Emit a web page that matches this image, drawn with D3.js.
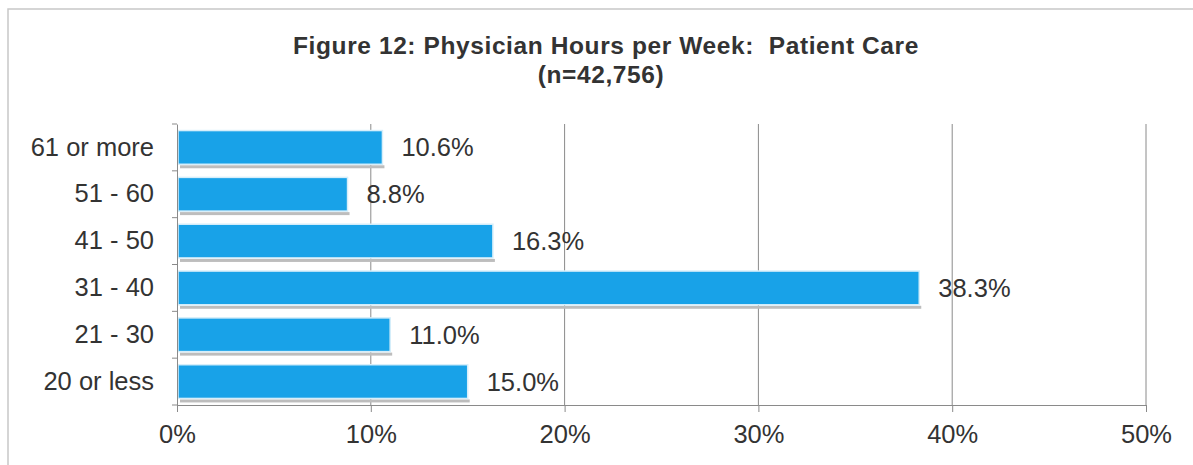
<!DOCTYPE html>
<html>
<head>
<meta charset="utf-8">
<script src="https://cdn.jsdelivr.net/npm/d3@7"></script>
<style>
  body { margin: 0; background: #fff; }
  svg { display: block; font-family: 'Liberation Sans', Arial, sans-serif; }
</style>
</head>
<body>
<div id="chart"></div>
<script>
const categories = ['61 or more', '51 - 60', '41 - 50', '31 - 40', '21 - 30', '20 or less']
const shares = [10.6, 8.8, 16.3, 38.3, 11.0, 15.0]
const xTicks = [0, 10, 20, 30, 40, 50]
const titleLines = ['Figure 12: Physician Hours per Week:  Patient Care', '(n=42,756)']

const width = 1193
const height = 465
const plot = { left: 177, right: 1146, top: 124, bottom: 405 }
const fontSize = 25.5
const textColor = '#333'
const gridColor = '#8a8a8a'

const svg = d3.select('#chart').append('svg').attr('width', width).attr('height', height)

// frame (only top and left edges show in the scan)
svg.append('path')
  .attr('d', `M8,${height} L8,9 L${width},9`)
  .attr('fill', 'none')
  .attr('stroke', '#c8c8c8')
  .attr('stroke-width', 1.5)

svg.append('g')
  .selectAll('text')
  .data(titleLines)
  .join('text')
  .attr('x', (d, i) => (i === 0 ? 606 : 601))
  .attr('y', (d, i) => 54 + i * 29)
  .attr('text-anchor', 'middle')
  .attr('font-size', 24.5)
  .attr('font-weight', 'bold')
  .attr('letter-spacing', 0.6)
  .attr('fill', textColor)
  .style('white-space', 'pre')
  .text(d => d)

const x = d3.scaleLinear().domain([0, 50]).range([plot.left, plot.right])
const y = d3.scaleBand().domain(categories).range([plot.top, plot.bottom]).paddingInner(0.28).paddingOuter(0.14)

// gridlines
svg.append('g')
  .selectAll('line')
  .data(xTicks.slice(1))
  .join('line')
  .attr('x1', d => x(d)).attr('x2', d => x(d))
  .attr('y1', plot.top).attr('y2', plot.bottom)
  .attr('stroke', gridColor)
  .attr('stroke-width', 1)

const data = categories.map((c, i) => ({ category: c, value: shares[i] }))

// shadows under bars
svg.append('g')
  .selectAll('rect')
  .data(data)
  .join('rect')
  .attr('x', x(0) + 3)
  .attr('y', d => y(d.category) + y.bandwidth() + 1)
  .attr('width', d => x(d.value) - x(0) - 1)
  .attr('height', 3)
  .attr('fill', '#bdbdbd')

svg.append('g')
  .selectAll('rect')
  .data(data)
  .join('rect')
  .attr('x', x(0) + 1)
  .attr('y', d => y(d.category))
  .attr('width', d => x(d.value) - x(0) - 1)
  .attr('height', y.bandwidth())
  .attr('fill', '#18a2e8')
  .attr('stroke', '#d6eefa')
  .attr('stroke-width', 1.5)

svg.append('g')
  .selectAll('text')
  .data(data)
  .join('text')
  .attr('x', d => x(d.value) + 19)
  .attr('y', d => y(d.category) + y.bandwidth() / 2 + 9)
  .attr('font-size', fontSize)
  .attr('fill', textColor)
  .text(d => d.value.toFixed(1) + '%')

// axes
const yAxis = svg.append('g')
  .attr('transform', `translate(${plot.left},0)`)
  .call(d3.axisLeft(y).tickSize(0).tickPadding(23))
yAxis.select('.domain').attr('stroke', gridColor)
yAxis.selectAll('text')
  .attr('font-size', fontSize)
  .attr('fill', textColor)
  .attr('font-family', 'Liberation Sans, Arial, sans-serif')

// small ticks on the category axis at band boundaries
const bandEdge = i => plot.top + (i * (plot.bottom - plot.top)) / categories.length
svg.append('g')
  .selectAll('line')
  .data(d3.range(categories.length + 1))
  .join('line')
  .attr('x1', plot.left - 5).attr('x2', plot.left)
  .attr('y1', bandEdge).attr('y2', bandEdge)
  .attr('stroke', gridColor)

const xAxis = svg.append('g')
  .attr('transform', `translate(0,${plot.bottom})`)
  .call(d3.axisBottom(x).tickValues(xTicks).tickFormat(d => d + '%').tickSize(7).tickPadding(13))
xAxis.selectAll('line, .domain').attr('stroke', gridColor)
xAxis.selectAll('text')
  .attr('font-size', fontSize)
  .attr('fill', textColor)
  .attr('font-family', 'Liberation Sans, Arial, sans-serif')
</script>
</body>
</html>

Problem details =>
Repeat the data exactly, excluding the pictures.

Task output =>
Emit a web page that matches this image, drawn with D3.js.
<!DOCTYPE html>
<html>
<head>
<meta charset="utf-8">
<script src="https://cdn.jsdelivr.net/npm/d3@7"></script>
<style>
  body { margin: 0; background: #fff; }
  svg { display: block; font-family: 'Liberation Sans', Arial, sans-serif; }
</style>
</head>
<body>
<div id="chart"></div>
<script>
const categories = ['61 or more', '51 - 60', '41 - 50', '31 - 40', '21 - 30', '20 or less']
const shares = [10.6, 8.8, 16.3, 38.3, 11.0, 15.0]
const xTicks = [0, 10, 20, 30, 40, 50]
const titleLines = ['Figure 12: Physician Hours per Week:  Patient Care', '(n=42,756)']

const width = 1193
const height = 465
const plot = { left: 177, right: 1146, top: 124, bottom: 405 }
const fontSize = 25.5
const textColor = '#333'
const gridColor = '#8a8a8a'

const svg = d3.select('#chart').append('svg').attr('width', width).attr('height', height)

// frame (only top and left edges show in the scan)
svg.append('path')
  .attr('d', `M8,${height} L8,9 L${width},9`)
  .attr('fill', 'none')
  .attr('stroke', '#c8c8c8')
  .attr('stroke-width', 1.5)

svg.append('g')
  .selectAll('text')
  .data(titleLines)
  .join('text')
  .attr('x', (d, i) => (i === 0 ? 606 : 601))
  .attr('y', (d, i) => 54 + i * 29)
  .attr('text-anchor', 'middle')
  .attr('font-size', 24.5)
  .attr('font-weight', 'bold')
  .attr('letter-spacing', 0.6)
  .attr('fill', textColor)
  .style('white-space', 'pre')
  .text(d => d)

const x = d3.scaleLinear().domain([0, 50]).range([plot.left, plot.right])
const y = d3.scaleBand().domain(categories).range([plot.top, plot.bottom]).paddingInner(0.28).paddingOuter(0.14)

// gridlines
svg.append('g')
  .selectAll('line')
  .data(xTicks.slice(1))
  .join('line')
  .attr('x1', d => x(d)).attr('x2', d => x(d))
  .attr('y1', plot.top).attr('y2', plot.bottom)
  .attr('stroke', gridColor)
  .attr('stroke-width', 1)

const data = categories.map((c, i) => ({ category: c, value: shares[i] }))

// shadows under bars
svg.append('g')
  .selectAll('rect')
  .data(data)
  .join('rect')
  .attr('x', x(0) + 3)
  .attr('y', d => y(d.category) + y.bandwidth() + 1)
  .attr('width', d => x(d.value) - x(0) - 1)
  .attr('height', 3)
  .attr('fill', '#bdbdbd')

svg.append('g')
  .selectAll('rect')
  .data(data)
  .join('rect')
  .attr('x', x(0) + 1)
  .attr('y', d => y(d.category))
  .attr('width', d => x(d.value) - x(0) - 1)
  .attr('height', y.bandwidth())
  .attr('fill', '#18a2e8')
  .attr('stroke', '#d6eefa')
  .attr('stroke-width', 1.5)

svg.append('g')
  .selectAll('text')
  .data(data)
  .join('text')
  .attr('x', d => x(d.value) + 19)
  .attr('y', d => y(d.category) + y.bandwidth() / 2 + 9)
  .attr('font-size', fontSize)
  .attr('fill', textColor)
  .text(d => d.value.toFixed(1) + '%')

// axes
const yAxis = svg.append('g')
  .attr('transform', `translate(${plot.left},0)`)
  .call(d3.axisLeft(y).tickSize(0).tickPadding(23))
yAxis.select('.domain').attr('stroke', gridColor)
yAxis.selectAll('text')
  .attr('font-size', fontSize)
  .attr('fill', textColor)
  .attr('font-family', 'Liberation Sans, Arial, sans-serif')

// small ticks on the category axis at band boundaries
const bandEdge = i => plot.top + (i * (plot.bottom - plot.top)) / categories.length
svg.append('g')
  .selectAll('line')
  .data(d3.range(categories.length + 1))
  .join('line')
  .attr('x1', plot.left - 5).attr('x2', plot.left)
  .attr('y1', bandEdge).attr('y2', bandEdge)
  .attr('stroke', gridColor)

const xAxis = svg.append('g')
  .attr('transform', `translate(0,${plot.bottom})`)
  .call(d3.axisBottom(x).tickValues(xTicks).tickFormat(d => d + '%').tickSize(7).tickPadding(13))
xAxis.selectAll('line, .domain').attr('stroke', gridColor)
xAxis.selectAll('text')
  .attr('font-size', fontSize)
  .attr('fill', textColor)
  .attr('font-family', 'Liberation Sans, Arial, sans-serif')
</script>
</body>
</html>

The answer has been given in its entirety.